Each line from the top of the listing through the one holding "const overlap = isotype.map((v, i)" should be restated word for word, with nothing added and no pictures.

____

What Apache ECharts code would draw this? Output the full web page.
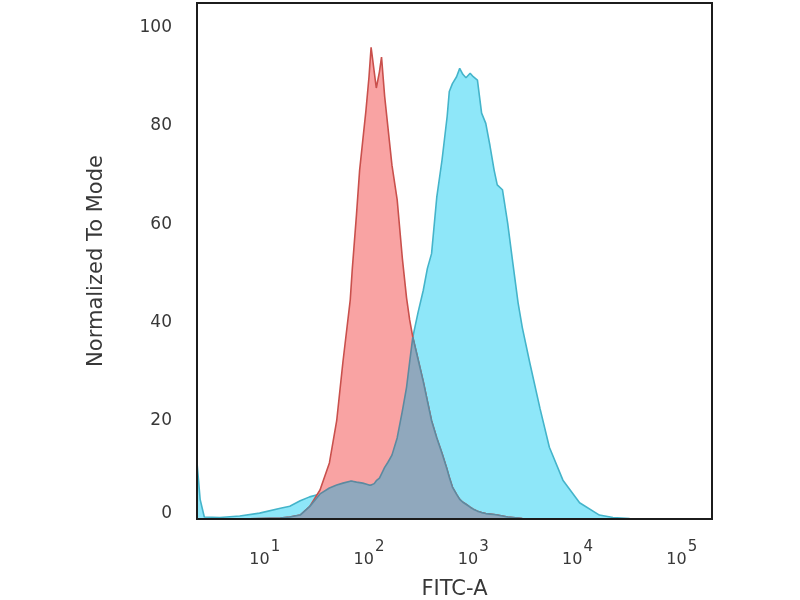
<!DOCTYPE html>
<html>
<head>
<meta charset="utf-8">
<script src="https://cdn.jsdelivr.net/npm/echarts@6/dist/echarts.min.js"></script>
<style>html,body{margin:0;padding:0;background:#fff}#chart{width:800px;height:600px}</style>
</head>
<body>
<div id="chart"></div>
<script>
// FITC-A intensity, as log10 of the value (2.00 = 10^2)
const fitcLog = [0.35,0.38,0.42,0.57,0.76,0.95,1.15,1.24,1.34,1.43,1.53,1.62,1.69,1.75,1.82,1.84,1.88,1.91,1.94,1.97,2.00,2.02,2.05,2.07,2.10,2.12,2.15,2.18,2.22,2.27,2.32,2.36,2.39,2.42,2.47,2.52,2.56,2.60,2.65,2.70,2.75,2.77,2.80,2.84,2.87,2.90,2.93,2.97,3.00,3.04,3.08,3.12,3.16,3.20,3.23,3.28,3.33,3.38,3.43,3.47,3.54,3.64,3.73,3.86,4.02,4.21,4.34,4.50,4.79,5.29];
// isotype control (red), normalized to mode
const isotype = [0,0,0,0,0,0.1,0.2,0.4,0.8,2.5,5.9,11.4,20,32,44.6,51,62,71,77,83,90,96,91,87.7,91,94,86,80,72,65,53,45,40.5,37,32.5,28,24,20,16.5,13.4,10,8.5,6.5,5,4,3.4,3,2.4,2,1.6,1.3,1.1,1,0.9,0.8,0.6,0.4,0.3,0.2,0.1,0,0,0,0,0,0,0,0,0,0];
// stained sample (blue), normalized to mode
const stained = [11.5,4,0.4,0.3,0.6,1.2,2.2,2.6,3.7,4.5,5.1,6.3,6.9,7.3,7.7,7.7,7.5,7.4,7.3,7.1,6.9,6.9,7.2,7.8,8.3,9.2,10.5,11.5,13,16.5,22,26.8,32,37,42,46.5,51,54,65.5,73,82,87,88.6,90,91.7,90.5,89.8,90.7,90,89.3,82.6,80.5,76,71,68,67,60.2,52,44,39,32,22.5,14.6,7.9,3.3,0.8,0.3,0.1,0,0];
const xDecades = [1,2,3,4,5];
const yTicks = [0,20,40,60,80,100];
const xTitle = 'FITC-A';
const yTitle = 'Normalized To Mode';

const pair = (ys) => fitcLog.map((x, i) => [x, ys[i]]);
const overlap = isotype.map((v, i) => Math.min(v, stained[i]));

const font = 'DejaVu Sans';
const txt = '#383838';
const chart = echarts.init(document.getElementById('chart'), null, {renderer: 'canvas'});
chart.setOption({
  animation: false,
  backgroundColor: '#ffffff',
  grid: {left: 197, right: 88, top: 3, bottom: 81, outerBoundsMode: 'none', containLabel: false,
         show: true, borderColor: '#1c1c1c', borderWidth: 2, backgroundColor: 'transparent'},
  xAxis: {
    type: 'value', min: 0.35, max: 5.29, z: 5,
    name: xTitle, nameLocation: 'middle', nameGap: 60,
    nameTextStyle: {fontFamily: font, fontSize: 21, color: txt},
    axisLine: {show: true, onZero: false, lineStyle: {color: '#1c1c1c', width: 2}},
    axisTick: {show: false},
    splitLine: {show: false},
    axisLabel: {
      customValues: xDecades, margin: 21, color: txt, fontFamily: font,
      formatter: (v) => '{b|10}{s|' + v + '}',
      rich: {
        b: {fontFamily: font, fontSize: 16, color: txt, lineHeight: 40},
        s: {fontFamily: font, fontSize: 15, color: txt, lineHeight: 19, verticalAlign: 'top', padding: [0, 0, 0, 1]}
      }
    }
  },
  yAxis: {
    type: 'value', min: 0, max: 105, z: 5,
    name: yTitle, nameLocation: 'middle', nameGap: 90,
    nameTextStyle: {fontFamily: font, fontSize: 21, color: txt},
    axisLine: {show: true, lineStyle: {color: '#1c1c1c', width: 2}},
    axisTick: {show: false},
    splitLine: {show: false},
    axisLabel: {
      customValues: yTicks, margin: 25, color: txt, fontFamily: font, fontSize: 17,
      formatter: (v) => v === 0 ? '{z|0}' : String(v),
      rich: {z: {fontFamily: font, fontSize: 17, color: txt, padding: [0, 0, 10, 0]}}
    }
  },
  series: [
    {
      name: 'Stained', type: 'line', data: pair(stained), symbol: 'none', z: 2,
      lineStyle: {color: '#44b4ca', width: 1.6},
      areaStyle: {color: '#8ee7f9', opacity: 1}
    },
    {
      name: 'Isotype', type: 'line', data: pair(isotype), symbol: 'none', z: 3,
      lineStyle: {color: '#c9504c', width: 1.6},
      areaStyle: {color: '#f9a3a3', opacity: 1}
    },
    {
      name: 'Overlap', type: 'line', data: pair(overlap), symbol: 'none', z: 4,
      lineStyle: {color: '#5c8aa0', width: 1.6},
      areaStyle: {color: '#90a8bd', opacity: 1}
    }
  ]
});
</script>
</body>
</html>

____

TASK SOLUTION:
What Apache ECharts code would draw this? Output the full web page.
<!DOCTYPE html>
<html>
<head>
<meta charset="utf-8">
<script src="https://cdn.jsdelivr.net/npm/echarts@6/dist/echarts.min.js"></script>
<style>html,body{margin:0;padding:0;background:#fff}#chart{width:800px;height:600px}</style>
</head>
<body>
<div id="chart"></div>
<script>
// FITC-A intensity, as log10 of the value (2.00 = 10^2)
const fitcLog = [0.35,0.38,0.42,0.57,0.76,0.95,1.15,1.24,1.34,1.43,1.53,1.62,1.69,1.75,1.82,1.84,1.88,1.91,1.94,1.97,2.00,2.02,2.05,2.07,2.10,2.12,2.15,2.18,2.22,2.27,2.32,2.36,2.39,2.42,2.47,2.52,2.56,2.60,2.65,2.70,2.75,2.77,2.80,2.84,2.87,2.90,2.93,2.97,3.00,3.04,3.08,3.12,3.16,3.20,3.23,3.28,3.33,3.38,3.43,3.47,3.54,3.64,3.73,3.86,4.02,4.21,4.34,4.50,4.79,5.29];
// isotype control (red), normalized to mode
const isotype = [0,0,0,0,0,0.1,0.2,0.4,0.8,2.5,5.9,11.4,20,32,44.6,51,62,71,77,83,90,96,91,87.7,91,94,86,80,72,65,53,45,40.5,37,32.5,28,24,20,16.5,13.4,10,8.5,6.5,5,4,3.4,3,2.4,2,1.6,1.3,1.1,1,0.9,0.8,0.6,0.4,0.3,0.2,0.1,0,0,0,0,0,0,0,0,0,0];
// stained sample (blue), normalized to mode
const stained = [11.5,4,0.4,0.3,0.6,1.2,2.2,2.6,3.7,4.5,5.1,6.3,6.9,7.3,7.7,7.7,7.5,7.4,7.3,7.1,6.9,6.9,7.2,7.8,8.3,9.2,10.5,11.5,13,16.5,22,26.8,32,37,42,46.5,51,54,65.5,73,82,87,88.6,90,91.7,90.5,89.8,90.7,90,89.3,82.6,80.5,76,71,68,67,60.2,52,44,39,32,22.5,14.6,7.9,3.3,0.8,0.3,0.1,0,0];
const xDecades = [1,2,3,4,5];
const yTicks = [0,20,40,60,80,100];
const xTitle = 'FITC-A';
const yTitle = 'Normalized To Mode';

const pair = (ys) => fitcLog.map((x, i) => [x, ys[i]]);
const overlap = isotype.map((v, i) => Math.min(v, stained[i]));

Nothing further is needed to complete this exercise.